### GIVEN DATA
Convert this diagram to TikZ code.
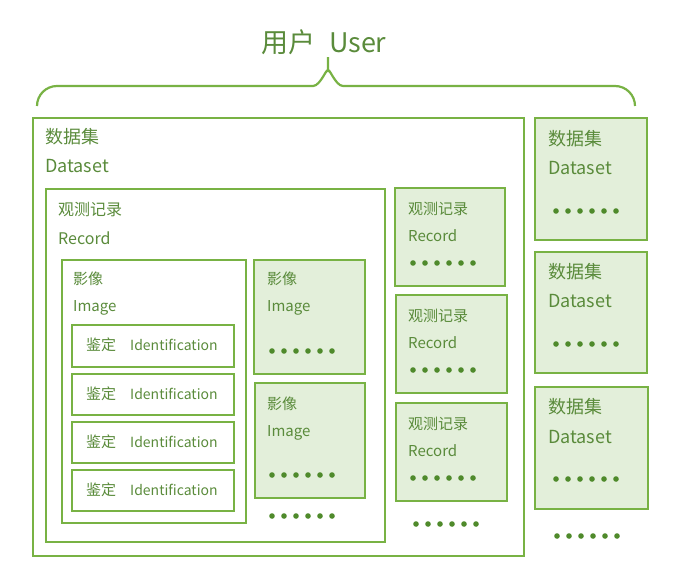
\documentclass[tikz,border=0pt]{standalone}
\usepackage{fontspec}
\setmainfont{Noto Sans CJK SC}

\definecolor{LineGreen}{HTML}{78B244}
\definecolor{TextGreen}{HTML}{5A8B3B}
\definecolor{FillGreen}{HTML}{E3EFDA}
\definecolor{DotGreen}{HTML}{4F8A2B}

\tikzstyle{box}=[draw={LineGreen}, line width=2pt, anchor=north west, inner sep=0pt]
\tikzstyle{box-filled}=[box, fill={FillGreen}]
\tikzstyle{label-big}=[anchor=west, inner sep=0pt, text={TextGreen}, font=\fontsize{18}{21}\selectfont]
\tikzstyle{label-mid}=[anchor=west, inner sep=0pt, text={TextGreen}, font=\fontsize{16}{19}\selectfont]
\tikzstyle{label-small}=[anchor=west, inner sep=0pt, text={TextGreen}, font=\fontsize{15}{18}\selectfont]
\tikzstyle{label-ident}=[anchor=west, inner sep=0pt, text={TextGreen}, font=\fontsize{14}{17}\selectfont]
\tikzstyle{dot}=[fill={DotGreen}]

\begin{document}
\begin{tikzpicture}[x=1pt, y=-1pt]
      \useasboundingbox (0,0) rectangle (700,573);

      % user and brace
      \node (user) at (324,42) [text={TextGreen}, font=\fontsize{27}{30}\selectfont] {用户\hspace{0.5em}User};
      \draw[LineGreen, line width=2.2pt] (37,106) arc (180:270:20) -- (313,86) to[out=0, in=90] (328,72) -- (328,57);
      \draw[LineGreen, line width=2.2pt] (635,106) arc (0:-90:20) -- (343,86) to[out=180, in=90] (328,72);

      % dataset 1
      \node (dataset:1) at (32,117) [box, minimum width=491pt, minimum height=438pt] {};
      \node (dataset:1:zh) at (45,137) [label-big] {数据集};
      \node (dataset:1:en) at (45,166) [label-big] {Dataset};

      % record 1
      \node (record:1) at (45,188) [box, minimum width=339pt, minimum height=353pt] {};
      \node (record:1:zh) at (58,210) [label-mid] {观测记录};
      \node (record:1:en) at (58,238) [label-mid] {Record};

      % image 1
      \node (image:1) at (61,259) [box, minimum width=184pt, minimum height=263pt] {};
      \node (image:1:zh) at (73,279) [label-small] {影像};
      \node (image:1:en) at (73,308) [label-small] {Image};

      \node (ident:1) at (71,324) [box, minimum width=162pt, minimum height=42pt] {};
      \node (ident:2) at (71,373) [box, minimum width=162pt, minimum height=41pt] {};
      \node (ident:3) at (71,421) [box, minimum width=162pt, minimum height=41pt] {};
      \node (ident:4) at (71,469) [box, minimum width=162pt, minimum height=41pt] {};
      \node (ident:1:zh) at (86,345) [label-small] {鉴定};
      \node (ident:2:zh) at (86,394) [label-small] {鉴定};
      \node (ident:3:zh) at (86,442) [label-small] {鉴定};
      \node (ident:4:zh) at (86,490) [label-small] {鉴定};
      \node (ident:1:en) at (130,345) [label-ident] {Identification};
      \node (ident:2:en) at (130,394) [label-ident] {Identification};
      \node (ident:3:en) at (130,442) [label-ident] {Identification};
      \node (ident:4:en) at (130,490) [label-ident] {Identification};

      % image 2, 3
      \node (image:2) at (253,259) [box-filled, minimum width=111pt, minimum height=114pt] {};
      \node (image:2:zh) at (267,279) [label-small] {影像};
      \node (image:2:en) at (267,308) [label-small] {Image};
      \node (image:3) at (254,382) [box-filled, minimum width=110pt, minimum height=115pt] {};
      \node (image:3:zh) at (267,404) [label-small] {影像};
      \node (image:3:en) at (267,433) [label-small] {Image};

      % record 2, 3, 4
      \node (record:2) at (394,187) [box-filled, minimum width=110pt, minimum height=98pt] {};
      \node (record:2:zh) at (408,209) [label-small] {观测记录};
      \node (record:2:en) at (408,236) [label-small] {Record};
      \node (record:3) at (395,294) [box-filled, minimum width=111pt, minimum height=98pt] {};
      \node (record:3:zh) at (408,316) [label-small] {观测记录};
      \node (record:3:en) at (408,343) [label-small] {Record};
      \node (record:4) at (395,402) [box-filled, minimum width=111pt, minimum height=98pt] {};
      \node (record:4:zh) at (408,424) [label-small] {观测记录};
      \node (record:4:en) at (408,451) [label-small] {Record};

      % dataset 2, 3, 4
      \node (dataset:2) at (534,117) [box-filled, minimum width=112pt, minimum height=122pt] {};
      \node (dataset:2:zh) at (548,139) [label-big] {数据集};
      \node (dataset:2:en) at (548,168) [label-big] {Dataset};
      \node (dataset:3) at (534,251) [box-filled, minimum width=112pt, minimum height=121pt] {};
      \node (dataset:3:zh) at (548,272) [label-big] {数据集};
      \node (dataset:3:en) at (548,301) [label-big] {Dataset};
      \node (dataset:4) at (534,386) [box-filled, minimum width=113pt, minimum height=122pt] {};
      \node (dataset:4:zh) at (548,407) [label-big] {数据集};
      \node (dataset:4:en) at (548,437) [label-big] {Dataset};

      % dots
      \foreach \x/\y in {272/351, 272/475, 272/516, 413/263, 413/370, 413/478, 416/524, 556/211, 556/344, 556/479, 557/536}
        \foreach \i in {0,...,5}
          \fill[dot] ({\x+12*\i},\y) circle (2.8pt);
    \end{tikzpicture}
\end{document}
######
### GIVEN DATA
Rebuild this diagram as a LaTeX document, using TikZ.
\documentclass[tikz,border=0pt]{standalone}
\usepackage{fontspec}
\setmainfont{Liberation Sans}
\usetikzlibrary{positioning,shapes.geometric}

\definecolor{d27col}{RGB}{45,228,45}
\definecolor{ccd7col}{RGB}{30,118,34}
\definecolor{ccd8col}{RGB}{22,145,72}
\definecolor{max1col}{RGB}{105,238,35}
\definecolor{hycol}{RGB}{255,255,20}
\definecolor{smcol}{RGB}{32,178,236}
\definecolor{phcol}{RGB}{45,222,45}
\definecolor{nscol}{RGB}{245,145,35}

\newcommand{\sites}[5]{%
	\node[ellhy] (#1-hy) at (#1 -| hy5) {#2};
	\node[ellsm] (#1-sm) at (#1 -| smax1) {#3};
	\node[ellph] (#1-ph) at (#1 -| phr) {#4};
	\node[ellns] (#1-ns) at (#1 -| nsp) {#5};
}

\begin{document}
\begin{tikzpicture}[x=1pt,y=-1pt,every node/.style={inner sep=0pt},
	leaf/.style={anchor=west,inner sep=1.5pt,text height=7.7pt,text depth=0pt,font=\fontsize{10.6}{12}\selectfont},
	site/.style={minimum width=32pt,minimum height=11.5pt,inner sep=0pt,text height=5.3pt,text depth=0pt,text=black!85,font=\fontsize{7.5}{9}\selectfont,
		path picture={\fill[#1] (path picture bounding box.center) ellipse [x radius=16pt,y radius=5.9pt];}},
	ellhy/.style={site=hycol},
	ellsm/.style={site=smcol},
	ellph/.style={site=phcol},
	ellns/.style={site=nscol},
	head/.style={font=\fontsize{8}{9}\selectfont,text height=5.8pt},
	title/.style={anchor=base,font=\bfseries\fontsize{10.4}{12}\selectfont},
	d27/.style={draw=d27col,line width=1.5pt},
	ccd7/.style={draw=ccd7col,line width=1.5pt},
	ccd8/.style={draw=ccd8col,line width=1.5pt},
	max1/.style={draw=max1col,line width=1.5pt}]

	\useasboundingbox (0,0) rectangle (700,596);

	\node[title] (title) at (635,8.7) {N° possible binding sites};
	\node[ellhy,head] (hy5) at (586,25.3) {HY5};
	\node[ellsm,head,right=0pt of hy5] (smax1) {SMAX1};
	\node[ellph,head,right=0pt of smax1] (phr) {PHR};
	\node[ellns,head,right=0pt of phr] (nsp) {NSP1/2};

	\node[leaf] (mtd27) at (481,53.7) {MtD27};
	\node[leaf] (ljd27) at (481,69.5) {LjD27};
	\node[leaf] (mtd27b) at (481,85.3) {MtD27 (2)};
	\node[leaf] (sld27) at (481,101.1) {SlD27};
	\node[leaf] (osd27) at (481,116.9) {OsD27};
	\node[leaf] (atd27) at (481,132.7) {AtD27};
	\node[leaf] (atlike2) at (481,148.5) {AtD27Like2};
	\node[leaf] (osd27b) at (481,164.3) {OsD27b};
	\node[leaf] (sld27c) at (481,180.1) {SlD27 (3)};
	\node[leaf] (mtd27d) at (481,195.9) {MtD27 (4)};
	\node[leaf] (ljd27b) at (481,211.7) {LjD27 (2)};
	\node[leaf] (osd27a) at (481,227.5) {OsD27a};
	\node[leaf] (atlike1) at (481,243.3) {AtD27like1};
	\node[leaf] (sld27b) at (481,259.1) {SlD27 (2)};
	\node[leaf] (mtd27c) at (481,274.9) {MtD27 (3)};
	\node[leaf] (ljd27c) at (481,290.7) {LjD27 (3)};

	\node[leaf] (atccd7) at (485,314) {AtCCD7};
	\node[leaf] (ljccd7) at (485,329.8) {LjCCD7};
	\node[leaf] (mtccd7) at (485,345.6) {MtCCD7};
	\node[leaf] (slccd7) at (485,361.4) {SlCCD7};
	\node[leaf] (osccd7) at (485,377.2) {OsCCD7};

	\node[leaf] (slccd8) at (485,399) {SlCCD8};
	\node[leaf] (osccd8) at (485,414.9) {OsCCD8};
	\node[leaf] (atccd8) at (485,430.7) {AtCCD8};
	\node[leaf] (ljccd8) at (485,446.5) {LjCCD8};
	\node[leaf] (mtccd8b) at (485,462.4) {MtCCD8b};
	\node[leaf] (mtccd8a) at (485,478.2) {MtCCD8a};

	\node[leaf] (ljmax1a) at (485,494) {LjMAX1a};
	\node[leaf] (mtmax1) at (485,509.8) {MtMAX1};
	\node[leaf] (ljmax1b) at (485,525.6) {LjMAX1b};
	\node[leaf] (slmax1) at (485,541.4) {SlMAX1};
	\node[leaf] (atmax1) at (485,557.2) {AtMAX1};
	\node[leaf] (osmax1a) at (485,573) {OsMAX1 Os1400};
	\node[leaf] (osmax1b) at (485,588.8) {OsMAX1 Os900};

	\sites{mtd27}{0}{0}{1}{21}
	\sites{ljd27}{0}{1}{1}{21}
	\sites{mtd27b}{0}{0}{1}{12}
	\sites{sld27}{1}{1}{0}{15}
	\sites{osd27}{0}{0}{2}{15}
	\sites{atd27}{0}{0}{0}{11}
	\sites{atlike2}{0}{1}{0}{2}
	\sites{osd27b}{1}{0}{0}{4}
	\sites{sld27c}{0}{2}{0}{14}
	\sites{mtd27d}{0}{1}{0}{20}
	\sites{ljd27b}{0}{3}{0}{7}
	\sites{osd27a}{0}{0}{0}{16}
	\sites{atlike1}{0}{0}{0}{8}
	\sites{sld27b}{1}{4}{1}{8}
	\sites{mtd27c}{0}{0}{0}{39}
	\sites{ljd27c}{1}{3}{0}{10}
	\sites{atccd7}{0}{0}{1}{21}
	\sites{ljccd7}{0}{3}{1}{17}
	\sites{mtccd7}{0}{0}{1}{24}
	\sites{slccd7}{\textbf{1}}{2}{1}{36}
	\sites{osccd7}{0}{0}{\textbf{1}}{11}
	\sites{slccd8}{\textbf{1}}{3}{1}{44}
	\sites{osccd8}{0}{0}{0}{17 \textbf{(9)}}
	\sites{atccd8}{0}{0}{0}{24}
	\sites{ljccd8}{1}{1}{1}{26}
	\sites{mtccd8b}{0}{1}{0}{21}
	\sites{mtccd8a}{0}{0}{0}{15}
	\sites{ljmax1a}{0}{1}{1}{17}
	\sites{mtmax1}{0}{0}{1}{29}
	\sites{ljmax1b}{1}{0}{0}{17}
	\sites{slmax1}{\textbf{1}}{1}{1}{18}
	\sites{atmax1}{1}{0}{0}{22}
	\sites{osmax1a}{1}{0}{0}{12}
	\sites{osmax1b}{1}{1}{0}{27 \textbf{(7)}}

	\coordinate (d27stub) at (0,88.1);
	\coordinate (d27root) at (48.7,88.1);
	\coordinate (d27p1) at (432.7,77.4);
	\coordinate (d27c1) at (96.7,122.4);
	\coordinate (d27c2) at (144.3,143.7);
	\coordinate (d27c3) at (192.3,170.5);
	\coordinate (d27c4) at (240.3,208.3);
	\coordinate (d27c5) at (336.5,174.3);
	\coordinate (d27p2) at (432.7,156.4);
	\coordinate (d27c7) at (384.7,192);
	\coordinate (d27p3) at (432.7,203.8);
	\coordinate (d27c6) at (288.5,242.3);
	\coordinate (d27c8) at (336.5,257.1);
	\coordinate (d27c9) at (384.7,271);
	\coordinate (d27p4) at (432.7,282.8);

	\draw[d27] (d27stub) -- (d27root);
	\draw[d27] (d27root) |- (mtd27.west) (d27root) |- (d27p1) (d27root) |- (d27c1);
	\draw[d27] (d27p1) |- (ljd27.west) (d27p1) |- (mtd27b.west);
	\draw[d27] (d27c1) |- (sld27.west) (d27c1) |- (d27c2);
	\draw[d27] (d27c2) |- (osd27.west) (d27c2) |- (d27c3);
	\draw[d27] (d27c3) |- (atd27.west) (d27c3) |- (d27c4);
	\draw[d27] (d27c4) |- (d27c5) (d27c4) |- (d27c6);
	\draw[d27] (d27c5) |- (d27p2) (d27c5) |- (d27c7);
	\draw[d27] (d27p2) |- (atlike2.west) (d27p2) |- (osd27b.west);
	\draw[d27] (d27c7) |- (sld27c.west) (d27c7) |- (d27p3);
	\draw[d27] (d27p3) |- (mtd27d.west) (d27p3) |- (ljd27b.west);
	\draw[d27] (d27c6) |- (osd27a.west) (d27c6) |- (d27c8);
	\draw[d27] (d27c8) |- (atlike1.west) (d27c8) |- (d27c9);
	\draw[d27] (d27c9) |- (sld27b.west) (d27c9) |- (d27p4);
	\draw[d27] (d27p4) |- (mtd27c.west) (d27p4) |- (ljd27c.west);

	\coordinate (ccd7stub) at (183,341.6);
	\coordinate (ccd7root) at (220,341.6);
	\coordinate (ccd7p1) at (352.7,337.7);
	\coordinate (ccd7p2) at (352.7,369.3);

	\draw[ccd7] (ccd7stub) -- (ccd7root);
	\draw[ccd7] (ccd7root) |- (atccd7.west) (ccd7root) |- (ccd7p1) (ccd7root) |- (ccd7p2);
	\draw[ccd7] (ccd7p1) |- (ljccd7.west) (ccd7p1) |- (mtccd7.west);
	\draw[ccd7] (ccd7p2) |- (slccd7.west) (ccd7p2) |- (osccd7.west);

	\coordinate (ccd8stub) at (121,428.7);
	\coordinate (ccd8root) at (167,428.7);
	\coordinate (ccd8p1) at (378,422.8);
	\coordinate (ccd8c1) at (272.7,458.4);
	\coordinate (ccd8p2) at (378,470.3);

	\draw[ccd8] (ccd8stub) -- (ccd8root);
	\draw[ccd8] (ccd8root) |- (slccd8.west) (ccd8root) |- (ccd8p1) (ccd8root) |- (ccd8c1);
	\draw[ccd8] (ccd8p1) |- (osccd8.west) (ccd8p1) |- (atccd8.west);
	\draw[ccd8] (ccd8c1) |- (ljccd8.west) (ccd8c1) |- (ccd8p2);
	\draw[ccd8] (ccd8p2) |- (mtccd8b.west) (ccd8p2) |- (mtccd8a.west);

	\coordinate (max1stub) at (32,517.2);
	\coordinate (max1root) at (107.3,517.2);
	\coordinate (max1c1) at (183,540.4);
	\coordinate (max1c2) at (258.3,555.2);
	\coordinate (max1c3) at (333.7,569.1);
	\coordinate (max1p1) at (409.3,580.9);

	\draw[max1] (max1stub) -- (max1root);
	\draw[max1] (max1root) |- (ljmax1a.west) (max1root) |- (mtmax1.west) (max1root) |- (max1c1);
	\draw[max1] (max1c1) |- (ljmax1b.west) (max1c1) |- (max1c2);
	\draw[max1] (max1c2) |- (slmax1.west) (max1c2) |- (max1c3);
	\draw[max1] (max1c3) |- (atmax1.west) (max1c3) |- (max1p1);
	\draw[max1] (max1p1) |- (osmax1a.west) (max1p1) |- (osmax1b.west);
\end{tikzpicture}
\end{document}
######
▸ TASK TO CARRY OUT: Scan the listing above and identify each line holding the string "this"; copy every such line.

▸ FINISHED TASK:
Convert this diagram to TikZ code.
Rebuild this diagram as a LaTeX document, using TikZ.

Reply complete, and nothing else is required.